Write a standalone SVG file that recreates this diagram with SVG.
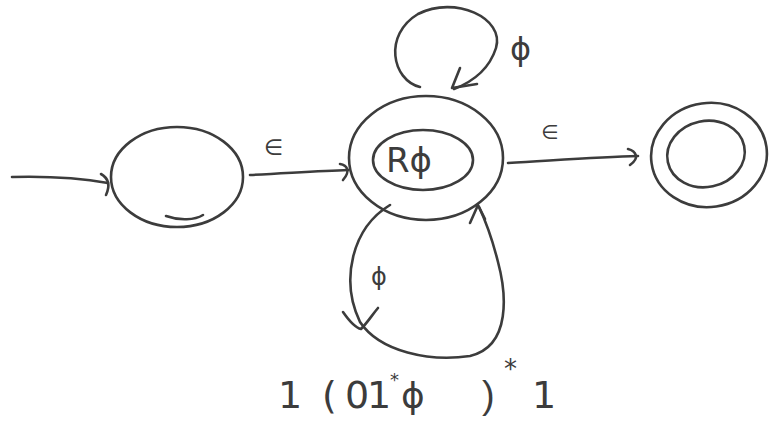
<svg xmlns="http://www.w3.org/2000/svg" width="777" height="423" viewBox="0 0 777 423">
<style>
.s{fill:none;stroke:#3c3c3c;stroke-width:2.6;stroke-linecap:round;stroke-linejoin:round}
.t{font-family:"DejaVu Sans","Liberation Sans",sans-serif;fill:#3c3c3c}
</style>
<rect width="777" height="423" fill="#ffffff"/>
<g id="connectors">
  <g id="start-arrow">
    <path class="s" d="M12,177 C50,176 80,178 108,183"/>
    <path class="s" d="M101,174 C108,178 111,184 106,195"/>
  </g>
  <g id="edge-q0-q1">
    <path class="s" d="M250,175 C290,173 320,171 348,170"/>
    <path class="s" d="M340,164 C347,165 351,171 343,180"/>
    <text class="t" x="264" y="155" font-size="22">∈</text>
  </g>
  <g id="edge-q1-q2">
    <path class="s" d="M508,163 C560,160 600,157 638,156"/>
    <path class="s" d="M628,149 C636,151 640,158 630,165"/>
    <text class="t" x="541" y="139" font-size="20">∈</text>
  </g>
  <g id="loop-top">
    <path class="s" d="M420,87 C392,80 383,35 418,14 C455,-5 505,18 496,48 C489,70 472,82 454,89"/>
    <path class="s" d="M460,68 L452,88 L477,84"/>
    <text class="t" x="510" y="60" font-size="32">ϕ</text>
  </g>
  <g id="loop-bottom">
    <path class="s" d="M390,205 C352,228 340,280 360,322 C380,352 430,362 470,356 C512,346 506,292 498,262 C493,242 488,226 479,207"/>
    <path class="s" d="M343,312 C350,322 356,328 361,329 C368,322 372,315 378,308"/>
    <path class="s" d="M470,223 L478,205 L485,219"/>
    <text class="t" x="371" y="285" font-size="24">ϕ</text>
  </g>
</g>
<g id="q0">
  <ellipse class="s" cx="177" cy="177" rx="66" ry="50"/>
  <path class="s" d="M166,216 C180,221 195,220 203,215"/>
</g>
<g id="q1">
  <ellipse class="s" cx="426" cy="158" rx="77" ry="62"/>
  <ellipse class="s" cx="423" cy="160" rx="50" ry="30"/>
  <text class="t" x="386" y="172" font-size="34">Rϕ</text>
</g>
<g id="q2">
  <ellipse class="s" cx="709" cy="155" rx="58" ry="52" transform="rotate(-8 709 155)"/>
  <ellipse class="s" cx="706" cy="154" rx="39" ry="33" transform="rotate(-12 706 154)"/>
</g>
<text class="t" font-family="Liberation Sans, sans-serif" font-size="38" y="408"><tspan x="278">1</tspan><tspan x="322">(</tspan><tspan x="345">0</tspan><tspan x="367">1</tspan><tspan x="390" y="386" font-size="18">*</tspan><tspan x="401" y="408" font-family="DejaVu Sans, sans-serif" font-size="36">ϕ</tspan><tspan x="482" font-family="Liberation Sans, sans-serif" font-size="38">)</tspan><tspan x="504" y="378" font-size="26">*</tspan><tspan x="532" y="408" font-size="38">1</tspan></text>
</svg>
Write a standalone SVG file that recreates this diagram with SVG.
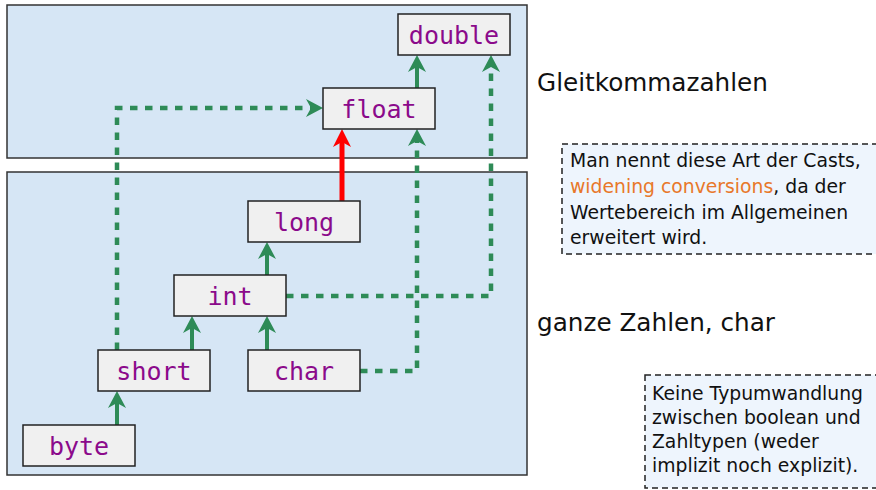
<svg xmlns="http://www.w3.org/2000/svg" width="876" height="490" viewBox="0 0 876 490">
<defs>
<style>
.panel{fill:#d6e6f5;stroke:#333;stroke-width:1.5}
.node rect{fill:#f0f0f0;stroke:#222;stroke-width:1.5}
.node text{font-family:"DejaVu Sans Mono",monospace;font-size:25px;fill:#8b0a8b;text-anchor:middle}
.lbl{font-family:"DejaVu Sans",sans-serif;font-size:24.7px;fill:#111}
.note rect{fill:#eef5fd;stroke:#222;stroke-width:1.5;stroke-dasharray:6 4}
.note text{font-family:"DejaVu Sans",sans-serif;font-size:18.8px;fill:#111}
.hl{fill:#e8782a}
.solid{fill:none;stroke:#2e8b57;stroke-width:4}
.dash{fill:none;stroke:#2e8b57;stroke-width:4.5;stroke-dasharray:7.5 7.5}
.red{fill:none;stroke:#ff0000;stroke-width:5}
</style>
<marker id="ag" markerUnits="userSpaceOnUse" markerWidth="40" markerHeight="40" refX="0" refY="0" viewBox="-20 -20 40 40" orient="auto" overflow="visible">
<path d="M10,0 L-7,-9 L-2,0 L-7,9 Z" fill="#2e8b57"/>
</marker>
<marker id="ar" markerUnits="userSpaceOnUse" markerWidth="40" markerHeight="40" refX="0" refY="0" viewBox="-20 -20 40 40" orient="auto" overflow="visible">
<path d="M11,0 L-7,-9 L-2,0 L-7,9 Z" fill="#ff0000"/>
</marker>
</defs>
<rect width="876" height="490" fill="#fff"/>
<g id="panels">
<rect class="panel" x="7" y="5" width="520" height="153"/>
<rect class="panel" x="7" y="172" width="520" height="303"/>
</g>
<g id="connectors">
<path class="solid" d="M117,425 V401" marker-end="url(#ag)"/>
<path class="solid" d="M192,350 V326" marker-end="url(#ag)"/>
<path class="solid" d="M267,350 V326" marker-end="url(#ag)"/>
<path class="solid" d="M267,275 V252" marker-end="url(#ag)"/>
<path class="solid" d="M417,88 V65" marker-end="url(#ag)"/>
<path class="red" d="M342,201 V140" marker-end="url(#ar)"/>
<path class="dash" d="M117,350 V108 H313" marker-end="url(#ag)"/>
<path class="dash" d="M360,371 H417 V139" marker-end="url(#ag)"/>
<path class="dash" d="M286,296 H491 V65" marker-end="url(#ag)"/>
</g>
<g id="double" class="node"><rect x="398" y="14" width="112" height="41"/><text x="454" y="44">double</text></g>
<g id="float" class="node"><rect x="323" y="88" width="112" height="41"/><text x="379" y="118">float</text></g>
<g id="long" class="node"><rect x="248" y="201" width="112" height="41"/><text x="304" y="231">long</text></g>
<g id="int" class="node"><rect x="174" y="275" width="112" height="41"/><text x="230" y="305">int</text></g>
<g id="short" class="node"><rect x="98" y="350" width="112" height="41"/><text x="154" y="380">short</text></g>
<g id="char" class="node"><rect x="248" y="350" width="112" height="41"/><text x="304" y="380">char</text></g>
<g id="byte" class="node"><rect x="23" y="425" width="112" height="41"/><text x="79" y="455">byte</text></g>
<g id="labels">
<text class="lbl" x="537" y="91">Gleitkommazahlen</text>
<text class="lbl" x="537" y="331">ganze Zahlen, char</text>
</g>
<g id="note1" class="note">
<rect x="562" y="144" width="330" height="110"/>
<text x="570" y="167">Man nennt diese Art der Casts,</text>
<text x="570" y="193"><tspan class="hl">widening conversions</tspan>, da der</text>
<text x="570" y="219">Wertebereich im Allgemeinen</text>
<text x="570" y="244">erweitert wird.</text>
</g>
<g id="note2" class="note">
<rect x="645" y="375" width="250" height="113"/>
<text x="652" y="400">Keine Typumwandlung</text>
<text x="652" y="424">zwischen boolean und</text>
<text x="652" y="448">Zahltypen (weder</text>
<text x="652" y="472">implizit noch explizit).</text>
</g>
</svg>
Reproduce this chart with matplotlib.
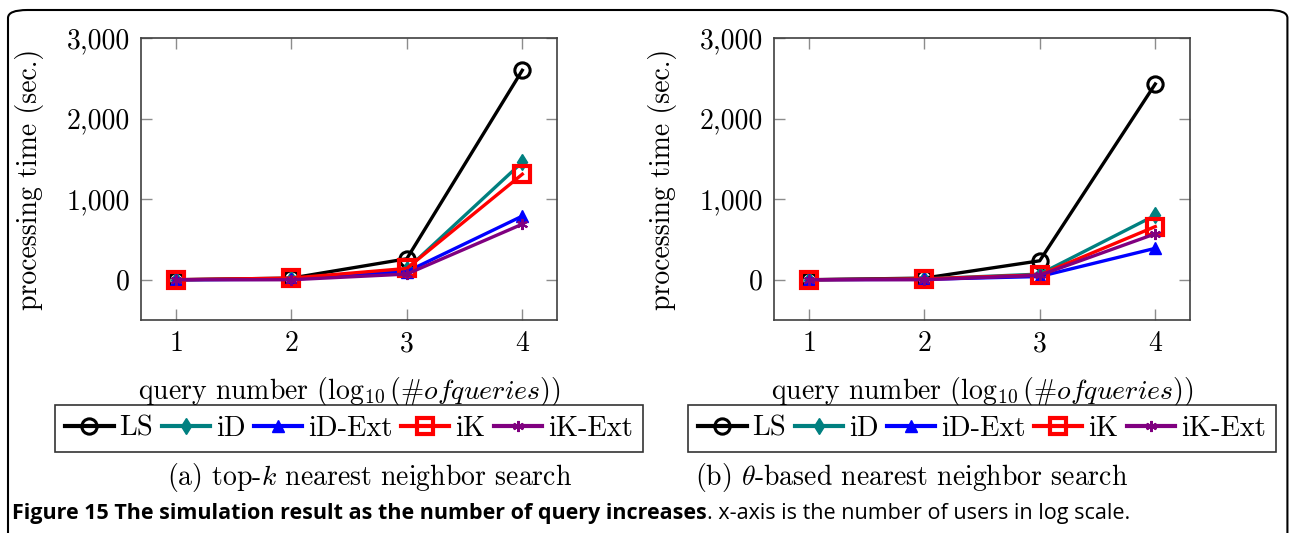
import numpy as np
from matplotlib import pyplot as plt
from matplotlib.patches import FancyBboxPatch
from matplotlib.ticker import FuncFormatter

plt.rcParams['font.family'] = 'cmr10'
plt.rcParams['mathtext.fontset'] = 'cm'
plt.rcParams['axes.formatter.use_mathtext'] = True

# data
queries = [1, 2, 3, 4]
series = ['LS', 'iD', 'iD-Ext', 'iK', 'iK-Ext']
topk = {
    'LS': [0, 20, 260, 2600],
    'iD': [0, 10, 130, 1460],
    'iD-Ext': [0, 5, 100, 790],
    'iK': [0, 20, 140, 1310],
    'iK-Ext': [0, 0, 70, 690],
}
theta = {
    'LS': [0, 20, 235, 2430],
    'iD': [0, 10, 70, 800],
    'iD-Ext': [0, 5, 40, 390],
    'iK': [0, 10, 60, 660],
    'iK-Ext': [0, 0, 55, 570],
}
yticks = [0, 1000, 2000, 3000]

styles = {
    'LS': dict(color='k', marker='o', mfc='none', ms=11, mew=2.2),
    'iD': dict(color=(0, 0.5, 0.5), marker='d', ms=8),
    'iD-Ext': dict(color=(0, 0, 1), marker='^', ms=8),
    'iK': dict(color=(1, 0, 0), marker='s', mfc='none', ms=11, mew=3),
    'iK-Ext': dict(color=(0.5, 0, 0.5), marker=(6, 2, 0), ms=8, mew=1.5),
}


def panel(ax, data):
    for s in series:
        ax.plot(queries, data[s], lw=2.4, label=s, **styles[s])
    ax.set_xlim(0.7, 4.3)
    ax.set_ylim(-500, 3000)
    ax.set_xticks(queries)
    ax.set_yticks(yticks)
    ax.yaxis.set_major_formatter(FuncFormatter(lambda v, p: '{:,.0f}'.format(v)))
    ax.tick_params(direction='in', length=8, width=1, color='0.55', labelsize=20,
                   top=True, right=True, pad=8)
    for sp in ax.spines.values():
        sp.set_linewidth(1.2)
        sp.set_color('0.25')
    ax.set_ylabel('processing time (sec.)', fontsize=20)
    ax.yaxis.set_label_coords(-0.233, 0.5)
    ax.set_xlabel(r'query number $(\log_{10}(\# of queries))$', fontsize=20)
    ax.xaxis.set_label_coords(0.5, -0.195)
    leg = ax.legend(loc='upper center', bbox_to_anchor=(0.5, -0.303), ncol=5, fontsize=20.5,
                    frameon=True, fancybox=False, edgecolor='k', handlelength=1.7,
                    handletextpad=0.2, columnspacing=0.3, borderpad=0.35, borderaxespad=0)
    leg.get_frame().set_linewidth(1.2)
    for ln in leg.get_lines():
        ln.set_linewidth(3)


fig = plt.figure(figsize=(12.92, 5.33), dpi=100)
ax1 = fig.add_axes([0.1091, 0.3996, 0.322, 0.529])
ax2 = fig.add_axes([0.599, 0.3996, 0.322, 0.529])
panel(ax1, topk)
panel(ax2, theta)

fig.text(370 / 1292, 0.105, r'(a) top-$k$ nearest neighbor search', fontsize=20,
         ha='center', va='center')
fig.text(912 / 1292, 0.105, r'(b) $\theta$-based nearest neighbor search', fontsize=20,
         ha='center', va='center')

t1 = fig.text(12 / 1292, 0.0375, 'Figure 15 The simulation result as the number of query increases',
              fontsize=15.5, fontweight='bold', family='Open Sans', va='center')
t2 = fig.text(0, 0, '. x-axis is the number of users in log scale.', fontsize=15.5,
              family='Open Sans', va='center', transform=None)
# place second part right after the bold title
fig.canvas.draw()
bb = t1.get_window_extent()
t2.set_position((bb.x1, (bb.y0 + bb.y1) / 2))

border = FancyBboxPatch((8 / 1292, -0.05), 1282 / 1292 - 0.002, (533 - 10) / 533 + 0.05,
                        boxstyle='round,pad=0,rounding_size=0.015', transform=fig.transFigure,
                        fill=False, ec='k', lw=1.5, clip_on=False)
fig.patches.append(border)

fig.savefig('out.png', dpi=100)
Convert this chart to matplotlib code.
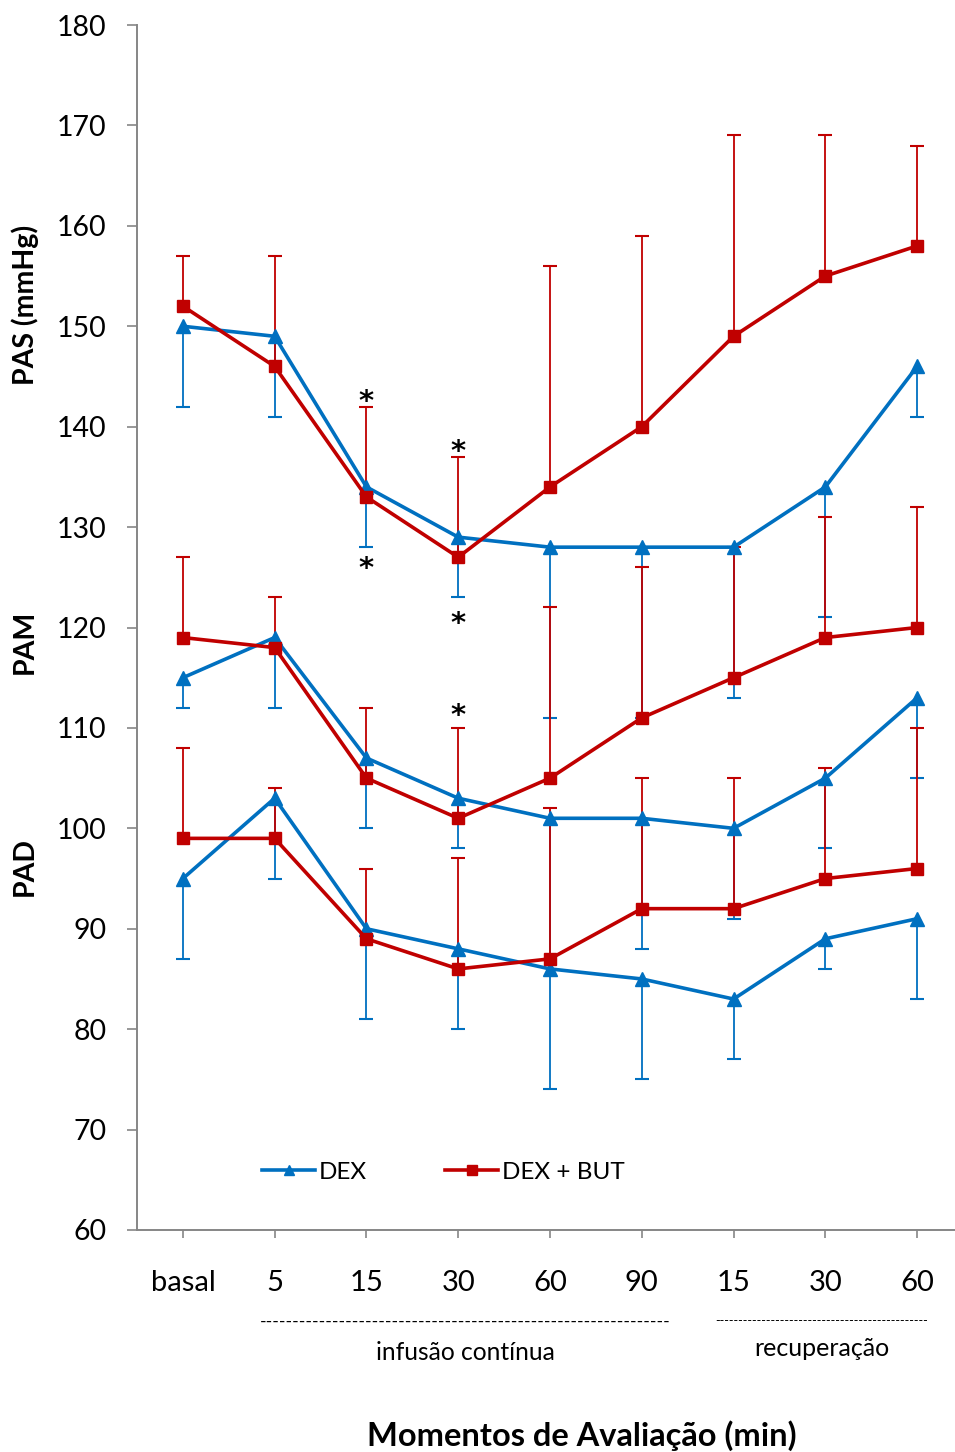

--

SET PROBLEM » Leave the pictures out, then copy word for word only the lines from the one containing "Reproduce this chart with matplotlib." through the one containing "plt.rcParams['axes.formatter.use_mathtext'] = True", both included.

RESULT BELOW »
Reproduce this chart with matplotlib.
import numpy as np
from matplotlib import pyplot as plt
from matplotlib.patches import FancyBboxPatch
from matplotlib.ticker import FuncFormatter

plt.rcParams['font.family'] = 'cmr10'
plt.rcParams['mathtext.fontset'] = 'cm'
plt.rcParams['axes.formatter.use_mathtext'] = True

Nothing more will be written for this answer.